In effect this means my phone represents 10 – 15 % of my non-productivity minded computing, and aside from answering messages in the middle of the night: I’m usually found on my tablet or I’m occupied and not available. Since I’m usually using a tablet, my phone’s data use represents an average of up to a hundred megabytes of cellular data. Drastically down from the years where I averaged several gigabytes.
Apple’s iMessage doesn’t really interest me. But it does two things for me. It fixes the suck-ass experience of using my iPad Pro with Google’s new plan for my Messages, and it makes me not want to flip my phone out a window whenever I wait for messages to sync back up 🤣.
Thus Bean Sprout has been retired in favor of Benimaru. So named because the Project (RED) design reminds me of Rimiru’s commander in chief in TenSura.

Modular Computer: iPad Pro as a Tablet, Laptop, and Desktop Workstation BY FEDERICO VITICCI.

Most websites covering news about software and tech for nerds, are pretty meh at best. One of the reasons I like dropping by Mac Stories is because it takes a short at doing things decently. It’s probably the only one focused on Apple that I don’t roll my eyes at, but then again I’m not part of various the fruit cults.

Also Federico is probably a worse tablet whore than I am, and after nearly a decade of using tablets: I don’t personally know anyone who uses their tablet more than I do, lol. Thus, I am more likely to find interesting stuff on Mac Stories.

Coming from the land of Android tablets, the bane of my modularity has long been the laptop issue. Handling tablet and desk mode has been straight forward for the most part, but accessories pretty much suck unless you buy some form of iPad. Meanwhile pretty much everyone seems to make something for the iPad with a keyboard to go.

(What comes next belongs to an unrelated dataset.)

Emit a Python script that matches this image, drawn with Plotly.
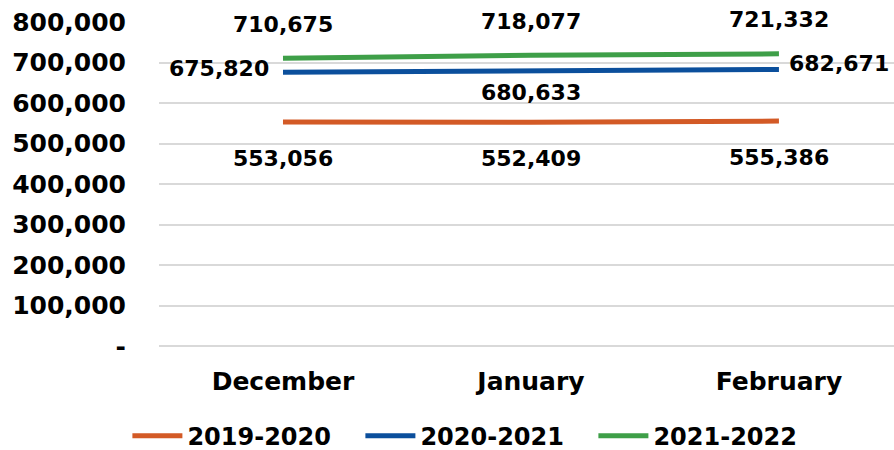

iPadOS bringing a desktop style mouse experience, and discarding the Android like one, makes me more tempted to try docking Nerine instead of relying on Stark and Centauri for desk duty. Much as its many Android forbears have over the past decade.

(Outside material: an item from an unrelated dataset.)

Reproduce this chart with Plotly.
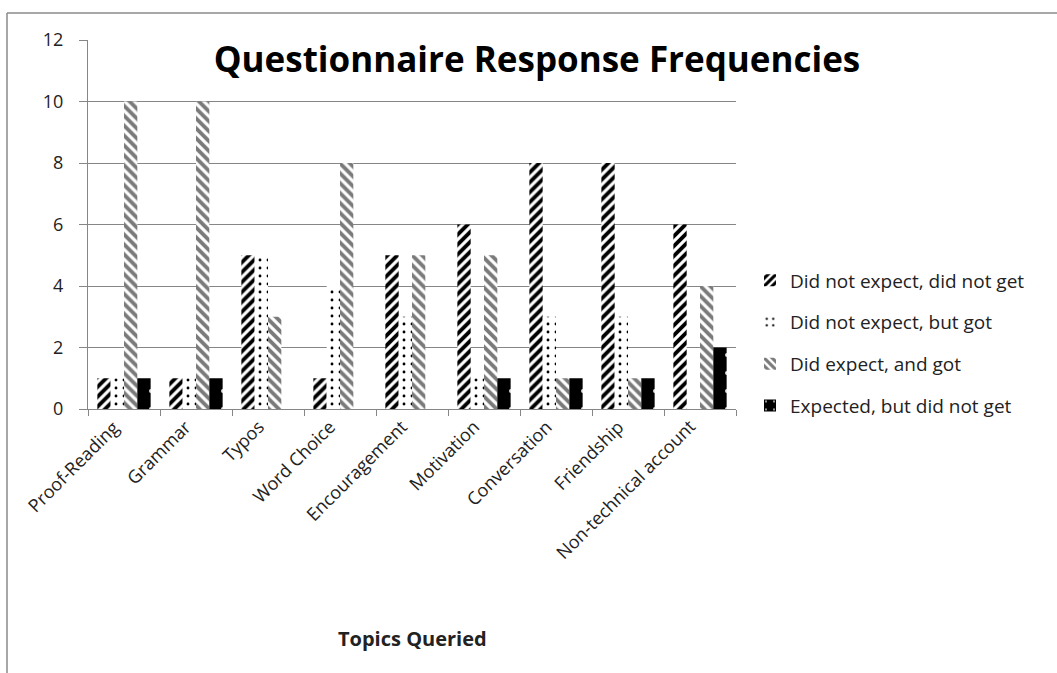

How to Customize the Look of Your Cursor in iPadOS 13.4.

This was something I had hoped would be possible after messing with the new mouse support. The default cursor is rather too damned tiny for my tastes, which I assume is an artifact of designers with 20/10 eyesight or a Mac thing. But it’s waaay smaller than I’d expect, coming from Linux and NT machines.

A little bit of tweaking later, and it’s quite nice 🙂.